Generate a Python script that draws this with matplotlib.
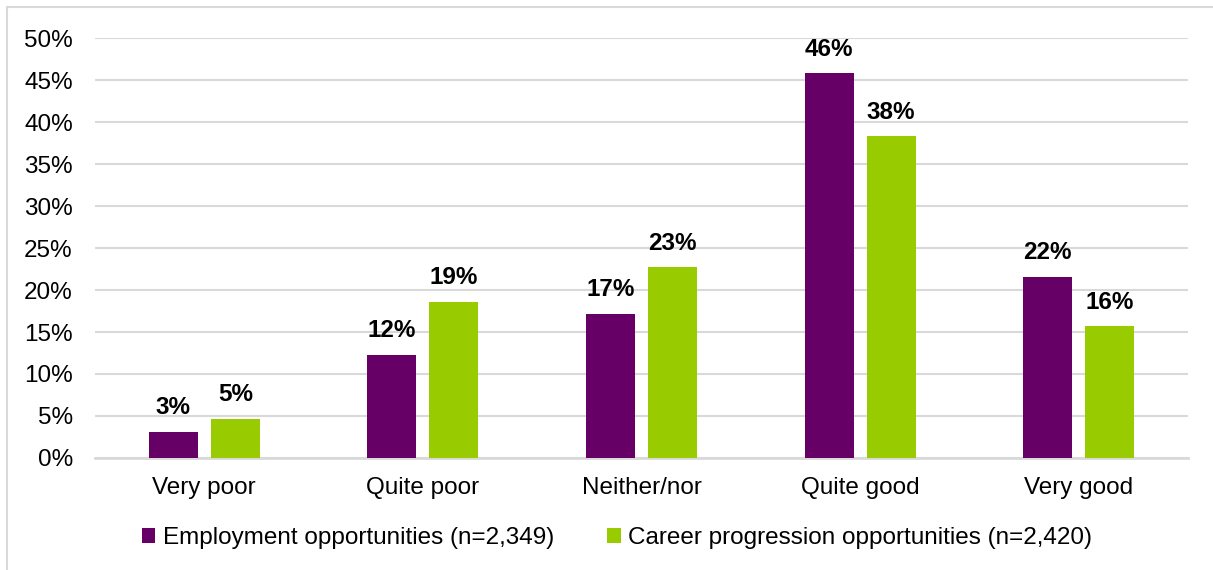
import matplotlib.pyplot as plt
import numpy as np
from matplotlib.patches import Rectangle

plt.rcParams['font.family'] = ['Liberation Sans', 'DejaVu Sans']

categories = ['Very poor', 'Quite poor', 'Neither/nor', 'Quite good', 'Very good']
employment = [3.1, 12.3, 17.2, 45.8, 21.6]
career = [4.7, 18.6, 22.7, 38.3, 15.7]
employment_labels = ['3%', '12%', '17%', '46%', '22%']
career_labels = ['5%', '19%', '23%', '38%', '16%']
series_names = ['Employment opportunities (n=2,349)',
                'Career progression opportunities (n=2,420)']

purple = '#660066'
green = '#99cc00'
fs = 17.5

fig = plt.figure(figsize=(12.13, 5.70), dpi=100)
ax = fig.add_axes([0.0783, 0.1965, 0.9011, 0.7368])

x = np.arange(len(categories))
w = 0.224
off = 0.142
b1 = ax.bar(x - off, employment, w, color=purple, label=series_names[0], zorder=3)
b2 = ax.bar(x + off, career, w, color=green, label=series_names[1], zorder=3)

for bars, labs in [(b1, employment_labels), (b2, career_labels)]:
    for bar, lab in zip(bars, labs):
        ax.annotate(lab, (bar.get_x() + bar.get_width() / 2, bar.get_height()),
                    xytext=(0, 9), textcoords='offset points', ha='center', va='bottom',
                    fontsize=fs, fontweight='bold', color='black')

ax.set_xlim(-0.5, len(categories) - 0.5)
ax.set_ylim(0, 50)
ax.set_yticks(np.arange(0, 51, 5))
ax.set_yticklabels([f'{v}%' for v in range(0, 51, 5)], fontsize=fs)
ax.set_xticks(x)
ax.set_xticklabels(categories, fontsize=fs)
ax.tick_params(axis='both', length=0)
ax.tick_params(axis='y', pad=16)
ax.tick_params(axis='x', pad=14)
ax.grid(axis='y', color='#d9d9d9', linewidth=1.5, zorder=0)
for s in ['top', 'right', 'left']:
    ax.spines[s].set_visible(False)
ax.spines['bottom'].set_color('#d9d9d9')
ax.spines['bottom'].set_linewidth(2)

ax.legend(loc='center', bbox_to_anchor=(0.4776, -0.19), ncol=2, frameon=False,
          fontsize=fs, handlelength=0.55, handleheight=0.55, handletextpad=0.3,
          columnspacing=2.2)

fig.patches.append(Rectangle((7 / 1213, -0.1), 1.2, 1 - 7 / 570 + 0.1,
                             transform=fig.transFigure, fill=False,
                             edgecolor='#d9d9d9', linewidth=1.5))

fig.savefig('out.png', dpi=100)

-*-

◆ **REQUIRED WORK**: Extract, word for word, each line from the top of the data down to and including the line with "plt.rcParams['font.family'] = ['Liberation"; skip the pictures.

◆ **PROBLEM SOLUTION**:
Generate a Python script that draws this with matplotlib.
import matplotlib.pyplot as plt
import numpy as np
from matplotlib.patches import Rectangle

plt.rcParams['font.family'] = ['Liberation Sans', 'DejaVu Sans']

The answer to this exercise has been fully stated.